>> Begin EXERCISE MATERIALS

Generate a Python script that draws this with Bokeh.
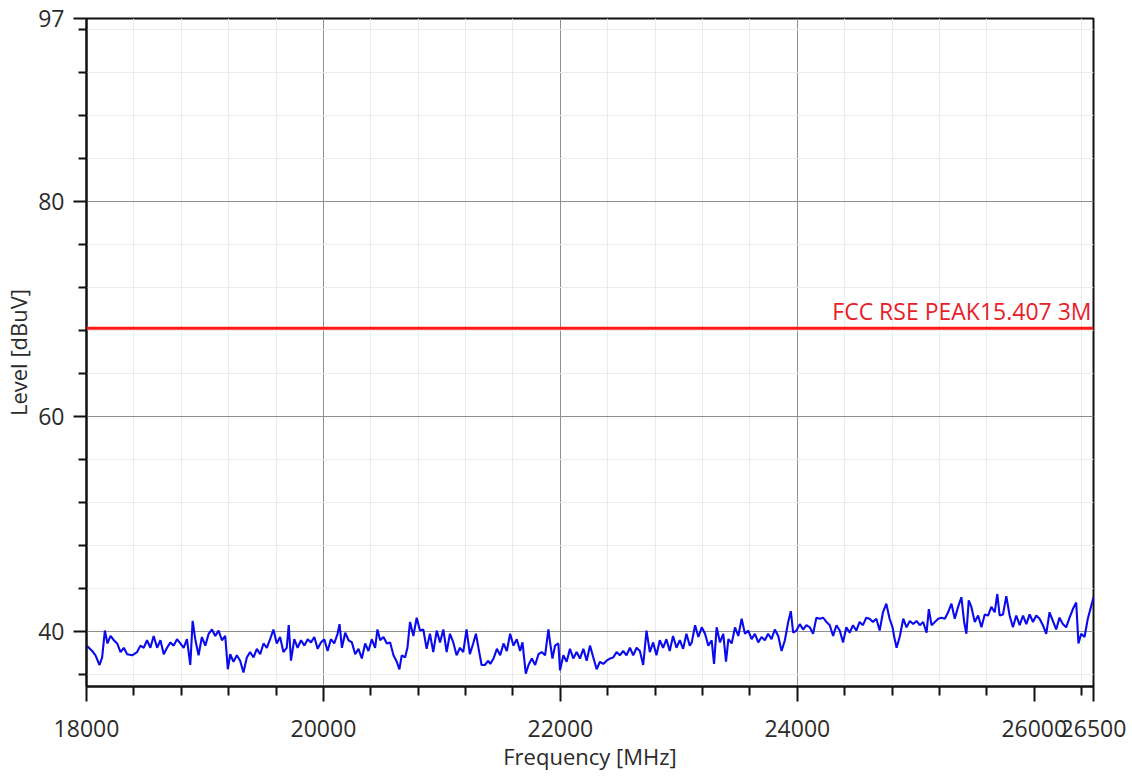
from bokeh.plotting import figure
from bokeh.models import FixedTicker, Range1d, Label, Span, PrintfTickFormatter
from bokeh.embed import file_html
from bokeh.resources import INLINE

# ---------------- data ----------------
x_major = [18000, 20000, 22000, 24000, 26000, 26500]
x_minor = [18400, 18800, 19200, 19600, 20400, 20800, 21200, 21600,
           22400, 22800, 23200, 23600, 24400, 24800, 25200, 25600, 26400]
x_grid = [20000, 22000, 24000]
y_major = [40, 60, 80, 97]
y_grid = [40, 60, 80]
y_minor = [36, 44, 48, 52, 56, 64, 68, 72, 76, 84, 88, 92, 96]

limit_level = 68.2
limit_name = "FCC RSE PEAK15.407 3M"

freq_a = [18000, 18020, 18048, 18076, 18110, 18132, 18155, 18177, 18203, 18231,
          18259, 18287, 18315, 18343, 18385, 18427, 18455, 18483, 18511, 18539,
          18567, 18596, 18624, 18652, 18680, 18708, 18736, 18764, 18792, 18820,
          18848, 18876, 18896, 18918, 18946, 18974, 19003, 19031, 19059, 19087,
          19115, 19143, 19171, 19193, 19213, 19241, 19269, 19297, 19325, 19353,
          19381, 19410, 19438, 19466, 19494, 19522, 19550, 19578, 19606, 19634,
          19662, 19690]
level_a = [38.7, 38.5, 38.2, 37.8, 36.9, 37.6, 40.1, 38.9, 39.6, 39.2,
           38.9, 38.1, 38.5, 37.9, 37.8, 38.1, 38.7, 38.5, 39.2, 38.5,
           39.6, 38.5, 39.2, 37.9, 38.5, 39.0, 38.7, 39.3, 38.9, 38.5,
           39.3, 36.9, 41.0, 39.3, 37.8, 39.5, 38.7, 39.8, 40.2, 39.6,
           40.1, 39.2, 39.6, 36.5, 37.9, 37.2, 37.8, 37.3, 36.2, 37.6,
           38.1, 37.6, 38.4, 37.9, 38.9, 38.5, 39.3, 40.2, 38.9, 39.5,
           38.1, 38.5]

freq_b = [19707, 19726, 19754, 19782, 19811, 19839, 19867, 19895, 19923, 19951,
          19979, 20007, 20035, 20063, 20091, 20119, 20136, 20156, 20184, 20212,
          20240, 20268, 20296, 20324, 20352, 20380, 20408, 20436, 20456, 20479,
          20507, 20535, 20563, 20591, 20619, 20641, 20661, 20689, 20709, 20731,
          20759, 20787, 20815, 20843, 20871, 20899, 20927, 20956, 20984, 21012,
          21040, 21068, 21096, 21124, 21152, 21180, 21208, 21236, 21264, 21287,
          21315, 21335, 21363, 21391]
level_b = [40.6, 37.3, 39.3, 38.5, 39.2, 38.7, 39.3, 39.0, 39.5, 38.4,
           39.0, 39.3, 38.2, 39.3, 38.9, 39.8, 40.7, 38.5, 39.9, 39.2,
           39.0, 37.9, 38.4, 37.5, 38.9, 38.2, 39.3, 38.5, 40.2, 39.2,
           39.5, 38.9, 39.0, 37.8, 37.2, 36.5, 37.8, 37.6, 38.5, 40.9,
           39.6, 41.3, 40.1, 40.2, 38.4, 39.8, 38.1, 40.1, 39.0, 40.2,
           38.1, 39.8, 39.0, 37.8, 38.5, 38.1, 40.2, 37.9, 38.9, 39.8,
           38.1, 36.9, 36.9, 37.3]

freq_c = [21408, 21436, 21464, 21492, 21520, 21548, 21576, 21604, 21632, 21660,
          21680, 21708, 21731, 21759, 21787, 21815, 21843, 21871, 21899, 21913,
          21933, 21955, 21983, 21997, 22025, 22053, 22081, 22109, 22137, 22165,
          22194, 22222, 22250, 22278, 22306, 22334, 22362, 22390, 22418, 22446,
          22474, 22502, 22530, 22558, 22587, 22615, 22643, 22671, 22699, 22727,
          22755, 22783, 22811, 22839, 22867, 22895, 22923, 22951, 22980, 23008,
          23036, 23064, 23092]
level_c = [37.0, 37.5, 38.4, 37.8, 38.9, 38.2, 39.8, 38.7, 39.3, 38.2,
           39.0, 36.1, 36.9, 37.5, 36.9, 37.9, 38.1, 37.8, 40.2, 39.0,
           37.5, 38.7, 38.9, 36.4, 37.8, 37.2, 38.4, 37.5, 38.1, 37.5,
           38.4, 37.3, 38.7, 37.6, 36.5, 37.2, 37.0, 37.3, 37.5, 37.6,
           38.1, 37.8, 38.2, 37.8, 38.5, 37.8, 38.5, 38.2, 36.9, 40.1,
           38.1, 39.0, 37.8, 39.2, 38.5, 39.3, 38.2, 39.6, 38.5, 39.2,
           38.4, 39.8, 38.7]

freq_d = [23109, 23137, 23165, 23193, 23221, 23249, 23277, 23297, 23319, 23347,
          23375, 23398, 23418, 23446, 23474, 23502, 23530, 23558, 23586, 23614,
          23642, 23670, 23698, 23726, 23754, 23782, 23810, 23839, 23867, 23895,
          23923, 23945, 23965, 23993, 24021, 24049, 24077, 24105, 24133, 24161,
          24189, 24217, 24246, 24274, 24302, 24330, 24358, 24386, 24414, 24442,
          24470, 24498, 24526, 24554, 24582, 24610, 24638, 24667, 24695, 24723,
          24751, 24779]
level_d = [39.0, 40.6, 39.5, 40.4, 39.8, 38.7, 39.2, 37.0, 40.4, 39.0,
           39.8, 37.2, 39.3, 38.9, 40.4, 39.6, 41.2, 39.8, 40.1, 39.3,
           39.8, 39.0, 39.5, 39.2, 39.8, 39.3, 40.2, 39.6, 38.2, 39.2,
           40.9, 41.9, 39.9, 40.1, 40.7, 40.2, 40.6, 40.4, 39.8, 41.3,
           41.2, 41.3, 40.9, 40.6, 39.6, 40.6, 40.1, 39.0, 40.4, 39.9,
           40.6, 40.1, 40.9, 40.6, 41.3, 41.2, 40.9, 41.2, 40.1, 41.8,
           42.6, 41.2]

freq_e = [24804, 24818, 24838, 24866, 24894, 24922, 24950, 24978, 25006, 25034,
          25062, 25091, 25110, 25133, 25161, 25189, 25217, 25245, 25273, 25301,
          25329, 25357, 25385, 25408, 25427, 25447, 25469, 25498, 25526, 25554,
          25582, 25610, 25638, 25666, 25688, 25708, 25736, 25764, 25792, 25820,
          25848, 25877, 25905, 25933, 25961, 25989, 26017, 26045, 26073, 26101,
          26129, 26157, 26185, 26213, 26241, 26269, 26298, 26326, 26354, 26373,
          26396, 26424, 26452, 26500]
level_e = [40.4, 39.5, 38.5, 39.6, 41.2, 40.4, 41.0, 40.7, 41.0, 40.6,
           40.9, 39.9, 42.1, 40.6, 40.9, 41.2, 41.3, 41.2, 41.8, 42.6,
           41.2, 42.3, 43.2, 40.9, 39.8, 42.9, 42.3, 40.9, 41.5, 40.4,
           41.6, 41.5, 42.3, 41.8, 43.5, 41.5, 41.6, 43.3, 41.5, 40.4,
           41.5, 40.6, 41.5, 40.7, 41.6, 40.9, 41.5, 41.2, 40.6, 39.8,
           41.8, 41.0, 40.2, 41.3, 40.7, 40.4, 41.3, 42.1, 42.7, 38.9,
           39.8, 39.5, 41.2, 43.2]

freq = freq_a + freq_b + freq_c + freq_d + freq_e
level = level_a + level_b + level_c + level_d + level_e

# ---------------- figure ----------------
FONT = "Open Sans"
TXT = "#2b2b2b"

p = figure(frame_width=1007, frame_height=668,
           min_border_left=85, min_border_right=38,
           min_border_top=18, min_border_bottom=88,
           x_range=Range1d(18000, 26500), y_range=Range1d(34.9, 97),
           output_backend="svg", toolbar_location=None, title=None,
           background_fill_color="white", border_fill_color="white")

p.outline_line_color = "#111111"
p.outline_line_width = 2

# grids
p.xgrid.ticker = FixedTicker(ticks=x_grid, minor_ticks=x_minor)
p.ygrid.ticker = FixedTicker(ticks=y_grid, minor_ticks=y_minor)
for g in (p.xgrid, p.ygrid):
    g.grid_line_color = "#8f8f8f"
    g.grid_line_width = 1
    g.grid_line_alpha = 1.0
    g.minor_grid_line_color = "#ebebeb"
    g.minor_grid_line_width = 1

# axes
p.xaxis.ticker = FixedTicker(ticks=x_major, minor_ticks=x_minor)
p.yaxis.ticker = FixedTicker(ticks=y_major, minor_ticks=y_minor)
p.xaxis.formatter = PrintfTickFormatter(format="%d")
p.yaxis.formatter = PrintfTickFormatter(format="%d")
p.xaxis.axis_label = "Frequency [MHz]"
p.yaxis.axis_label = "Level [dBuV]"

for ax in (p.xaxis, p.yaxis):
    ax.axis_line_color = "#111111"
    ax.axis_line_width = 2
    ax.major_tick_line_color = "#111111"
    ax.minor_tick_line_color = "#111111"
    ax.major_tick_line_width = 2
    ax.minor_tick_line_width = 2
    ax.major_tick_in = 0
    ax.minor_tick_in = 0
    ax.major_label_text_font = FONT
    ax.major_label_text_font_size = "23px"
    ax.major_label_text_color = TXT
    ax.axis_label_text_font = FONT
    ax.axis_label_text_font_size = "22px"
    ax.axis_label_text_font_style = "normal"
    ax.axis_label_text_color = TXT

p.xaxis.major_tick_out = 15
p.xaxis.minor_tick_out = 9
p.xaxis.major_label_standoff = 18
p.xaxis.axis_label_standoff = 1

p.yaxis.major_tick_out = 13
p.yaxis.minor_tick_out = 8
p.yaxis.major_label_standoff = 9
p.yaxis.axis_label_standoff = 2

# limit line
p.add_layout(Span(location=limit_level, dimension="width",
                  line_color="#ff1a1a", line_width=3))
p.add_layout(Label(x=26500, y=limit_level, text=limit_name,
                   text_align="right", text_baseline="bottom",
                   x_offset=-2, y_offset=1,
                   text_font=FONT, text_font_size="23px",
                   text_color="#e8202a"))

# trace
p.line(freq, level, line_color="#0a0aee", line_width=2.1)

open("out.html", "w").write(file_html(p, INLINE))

>> End EXERCISE MATERIALS
>> Begin EXERCISE MATERIALS

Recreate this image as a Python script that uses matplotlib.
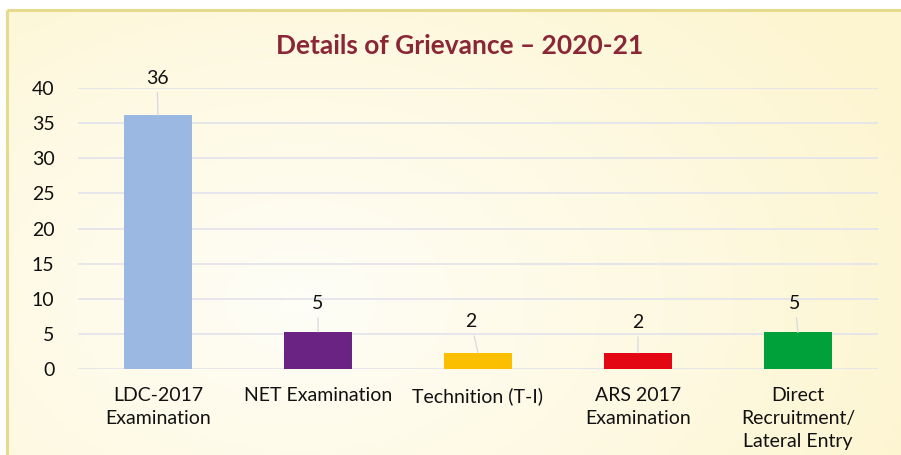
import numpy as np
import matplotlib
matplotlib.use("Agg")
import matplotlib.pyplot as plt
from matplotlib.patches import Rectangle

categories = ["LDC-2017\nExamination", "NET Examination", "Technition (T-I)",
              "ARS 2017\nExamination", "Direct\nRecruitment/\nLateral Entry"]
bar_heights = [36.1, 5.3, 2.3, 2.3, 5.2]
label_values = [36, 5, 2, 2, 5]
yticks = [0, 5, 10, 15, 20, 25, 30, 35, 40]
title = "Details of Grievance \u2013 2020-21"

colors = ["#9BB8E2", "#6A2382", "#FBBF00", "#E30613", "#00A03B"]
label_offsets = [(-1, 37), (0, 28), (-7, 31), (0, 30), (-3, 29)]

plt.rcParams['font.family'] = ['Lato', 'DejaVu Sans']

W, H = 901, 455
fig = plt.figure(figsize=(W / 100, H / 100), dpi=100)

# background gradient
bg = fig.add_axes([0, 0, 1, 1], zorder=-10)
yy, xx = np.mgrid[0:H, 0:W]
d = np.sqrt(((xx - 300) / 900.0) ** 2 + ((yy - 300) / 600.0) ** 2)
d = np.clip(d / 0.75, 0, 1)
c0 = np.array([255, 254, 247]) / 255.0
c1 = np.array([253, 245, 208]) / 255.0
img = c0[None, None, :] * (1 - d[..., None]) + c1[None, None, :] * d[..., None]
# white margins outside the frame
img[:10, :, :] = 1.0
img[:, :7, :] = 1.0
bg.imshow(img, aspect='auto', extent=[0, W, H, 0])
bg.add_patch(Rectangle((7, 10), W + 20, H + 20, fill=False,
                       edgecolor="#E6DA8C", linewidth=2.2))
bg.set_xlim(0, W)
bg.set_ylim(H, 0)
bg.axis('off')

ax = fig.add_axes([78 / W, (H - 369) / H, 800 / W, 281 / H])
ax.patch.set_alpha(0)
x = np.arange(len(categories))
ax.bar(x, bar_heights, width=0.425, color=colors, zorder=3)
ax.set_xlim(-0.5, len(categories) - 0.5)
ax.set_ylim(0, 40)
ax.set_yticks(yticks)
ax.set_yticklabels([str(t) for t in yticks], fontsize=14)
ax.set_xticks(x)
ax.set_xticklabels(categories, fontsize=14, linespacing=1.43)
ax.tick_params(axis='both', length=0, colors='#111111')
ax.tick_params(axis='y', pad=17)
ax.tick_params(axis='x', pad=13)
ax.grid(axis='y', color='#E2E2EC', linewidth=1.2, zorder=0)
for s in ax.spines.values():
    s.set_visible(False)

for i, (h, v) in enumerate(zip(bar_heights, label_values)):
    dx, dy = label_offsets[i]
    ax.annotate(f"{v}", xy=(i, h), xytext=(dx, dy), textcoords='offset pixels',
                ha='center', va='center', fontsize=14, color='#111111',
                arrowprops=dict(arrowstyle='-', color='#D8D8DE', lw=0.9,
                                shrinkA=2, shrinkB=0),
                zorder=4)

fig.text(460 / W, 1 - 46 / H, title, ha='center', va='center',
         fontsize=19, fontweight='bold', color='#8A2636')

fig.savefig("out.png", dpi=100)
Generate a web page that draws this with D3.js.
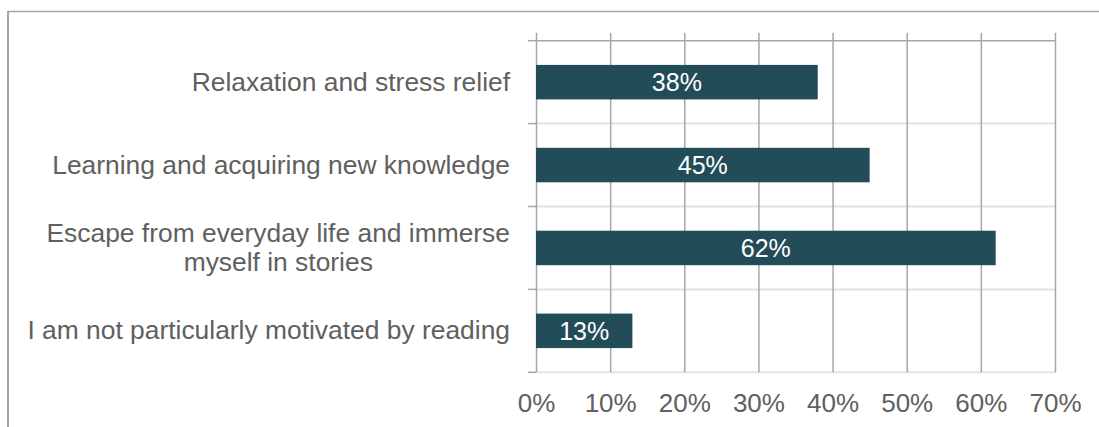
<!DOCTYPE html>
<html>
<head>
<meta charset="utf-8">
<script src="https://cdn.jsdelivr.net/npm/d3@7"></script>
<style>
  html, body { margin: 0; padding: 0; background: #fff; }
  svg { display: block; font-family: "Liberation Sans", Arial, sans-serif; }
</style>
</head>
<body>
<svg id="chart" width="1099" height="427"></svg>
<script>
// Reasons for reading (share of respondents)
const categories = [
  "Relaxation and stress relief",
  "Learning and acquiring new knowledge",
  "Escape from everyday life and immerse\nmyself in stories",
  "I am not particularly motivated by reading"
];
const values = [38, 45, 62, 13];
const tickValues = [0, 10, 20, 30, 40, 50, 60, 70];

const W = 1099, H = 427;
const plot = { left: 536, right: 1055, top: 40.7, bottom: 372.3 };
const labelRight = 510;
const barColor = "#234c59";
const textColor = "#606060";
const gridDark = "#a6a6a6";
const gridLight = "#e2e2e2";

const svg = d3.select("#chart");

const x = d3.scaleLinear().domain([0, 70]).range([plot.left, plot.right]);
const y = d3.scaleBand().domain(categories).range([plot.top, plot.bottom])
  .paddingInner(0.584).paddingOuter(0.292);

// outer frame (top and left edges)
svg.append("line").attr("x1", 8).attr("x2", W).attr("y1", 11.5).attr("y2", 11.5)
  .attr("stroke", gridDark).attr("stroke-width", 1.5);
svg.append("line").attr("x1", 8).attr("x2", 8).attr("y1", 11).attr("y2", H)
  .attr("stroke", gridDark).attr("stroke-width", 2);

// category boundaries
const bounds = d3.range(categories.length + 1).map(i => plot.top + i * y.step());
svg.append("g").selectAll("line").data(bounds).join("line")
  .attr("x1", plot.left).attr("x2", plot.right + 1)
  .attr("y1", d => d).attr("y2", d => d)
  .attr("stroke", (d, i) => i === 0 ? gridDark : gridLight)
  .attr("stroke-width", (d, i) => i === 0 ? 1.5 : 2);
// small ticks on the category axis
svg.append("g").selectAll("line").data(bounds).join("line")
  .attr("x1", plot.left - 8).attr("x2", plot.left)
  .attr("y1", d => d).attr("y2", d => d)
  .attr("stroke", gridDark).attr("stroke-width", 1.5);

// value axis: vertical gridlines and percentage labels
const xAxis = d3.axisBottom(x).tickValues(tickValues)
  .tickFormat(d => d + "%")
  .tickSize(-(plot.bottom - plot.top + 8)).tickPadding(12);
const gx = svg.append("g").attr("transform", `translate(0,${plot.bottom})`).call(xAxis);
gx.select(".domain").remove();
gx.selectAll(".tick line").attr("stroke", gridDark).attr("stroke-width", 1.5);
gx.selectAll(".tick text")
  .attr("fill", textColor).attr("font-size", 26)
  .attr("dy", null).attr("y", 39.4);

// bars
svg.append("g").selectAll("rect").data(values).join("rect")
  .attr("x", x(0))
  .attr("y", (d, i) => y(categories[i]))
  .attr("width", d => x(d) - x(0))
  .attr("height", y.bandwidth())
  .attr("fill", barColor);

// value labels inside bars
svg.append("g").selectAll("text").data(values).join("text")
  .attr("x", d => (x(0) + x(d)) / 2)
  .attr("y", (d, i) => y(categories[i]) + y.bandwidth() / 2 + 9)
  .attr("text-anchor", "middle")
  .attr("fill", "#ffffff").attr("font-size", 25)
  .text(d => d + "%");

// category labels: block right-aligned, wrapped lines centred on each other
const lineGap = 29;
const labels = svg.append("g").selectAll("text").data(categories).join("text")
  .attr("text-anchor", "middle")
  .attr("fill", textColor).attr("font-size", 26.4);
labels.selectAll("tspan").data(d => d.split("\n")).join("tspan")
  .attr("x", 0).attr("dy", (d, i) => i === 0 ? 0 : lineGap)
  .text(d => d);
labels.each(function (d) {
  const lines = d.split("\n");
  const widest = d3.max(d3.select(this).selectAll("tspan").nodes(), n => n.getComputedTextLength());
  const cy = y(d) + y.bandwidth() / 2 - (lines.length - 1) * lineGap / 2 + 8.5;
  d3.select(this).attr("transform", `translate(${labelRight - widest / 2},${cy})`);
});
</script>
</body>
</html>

>> End EXERCISE MATERIALS
>> Begin EXERCISE MATERIALS

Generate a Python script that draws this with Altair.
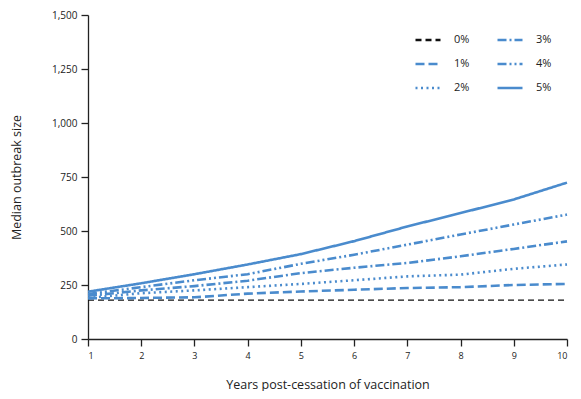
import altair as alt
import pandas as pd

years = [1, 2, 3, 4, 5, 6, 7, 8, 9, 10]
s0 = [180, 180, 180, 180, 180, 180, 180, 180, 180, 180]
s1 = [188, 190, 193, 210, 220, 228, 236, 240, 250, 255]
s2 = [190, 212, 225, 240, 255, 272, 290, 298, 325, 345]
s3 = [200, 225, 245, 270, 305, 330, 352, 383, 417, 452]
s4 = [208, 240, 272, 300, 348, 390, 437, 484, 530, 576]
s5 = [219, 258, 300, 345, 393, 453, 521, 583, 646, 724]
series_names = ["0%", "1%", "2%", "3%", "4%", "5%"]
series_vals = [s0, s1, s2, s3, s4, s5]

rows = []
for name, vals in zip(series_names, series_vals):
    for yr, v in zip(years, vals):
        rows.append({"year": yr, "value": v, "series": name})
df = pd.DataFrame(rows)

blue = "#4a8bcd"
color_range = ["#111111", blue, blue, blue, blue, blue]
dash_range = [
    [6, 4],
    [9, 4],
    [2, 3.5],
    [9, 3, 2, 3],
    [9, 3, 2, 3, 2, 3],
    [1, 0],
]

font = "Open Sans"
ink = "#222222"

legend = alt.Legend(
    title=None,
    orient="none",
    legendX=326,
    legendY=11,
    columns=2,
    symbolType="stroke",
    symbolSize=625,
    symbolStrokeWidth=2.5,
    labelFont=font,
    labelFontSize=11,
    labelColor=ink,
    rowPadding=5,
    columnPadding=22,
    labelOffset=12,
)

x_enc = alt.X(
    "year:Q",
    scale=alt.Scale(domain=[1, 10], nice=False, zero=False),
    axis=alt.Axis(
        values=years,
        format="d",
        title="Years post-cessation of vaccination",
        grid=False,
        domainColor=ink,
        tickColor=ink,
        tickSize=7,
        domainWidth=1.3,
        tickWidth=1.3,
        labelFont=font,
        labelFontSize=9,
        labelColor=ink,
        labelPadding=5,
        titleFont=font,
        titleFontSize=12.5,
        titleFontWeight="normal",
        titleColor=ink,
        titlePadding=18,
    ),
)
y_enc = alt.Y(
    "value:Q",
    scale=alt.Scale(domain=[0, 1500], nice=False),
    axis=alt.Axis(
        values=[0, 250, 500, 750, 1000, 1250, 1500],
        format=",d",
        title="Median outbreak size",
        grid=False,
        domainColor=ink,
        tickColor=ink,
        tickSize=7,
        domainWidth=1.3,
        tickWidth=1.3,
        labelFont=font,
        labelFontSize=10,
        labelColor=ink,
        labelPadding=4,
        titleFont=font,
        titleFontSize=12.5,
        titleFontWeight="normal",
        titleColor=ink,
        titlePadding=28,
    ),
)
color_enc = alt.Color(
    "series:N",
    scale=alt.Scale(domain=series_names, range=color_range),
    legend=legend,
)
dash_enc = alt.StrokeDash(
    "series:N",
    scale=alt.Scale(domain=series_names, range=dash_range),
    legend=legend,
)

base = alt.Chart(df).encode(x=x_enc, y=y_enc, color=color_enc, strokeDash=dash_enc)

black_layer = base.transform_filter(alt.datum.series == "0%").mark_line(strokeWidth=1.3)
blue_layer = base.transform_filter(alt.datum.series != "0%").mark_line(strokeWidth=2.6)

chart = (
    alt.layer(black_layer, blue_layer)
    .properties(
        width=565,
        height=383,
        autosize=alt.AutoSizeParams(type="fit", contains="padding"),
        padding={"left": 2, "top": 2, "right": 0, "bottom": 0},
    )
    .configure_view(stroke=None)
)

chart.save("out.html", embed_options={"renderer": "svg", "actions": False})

>> End EXERCISE MATERIALS

SHORT TASK = Pictures are excluded. Repeat exactly the lines from the one containing "Generate a Python script that draws this with Altair." to the one containing "import pandas as pd", inclusive.

RESPONSE TO THE EXERCISE =
Generate a Python script that draws this with Altair.
import altair as alt
import pandas as pd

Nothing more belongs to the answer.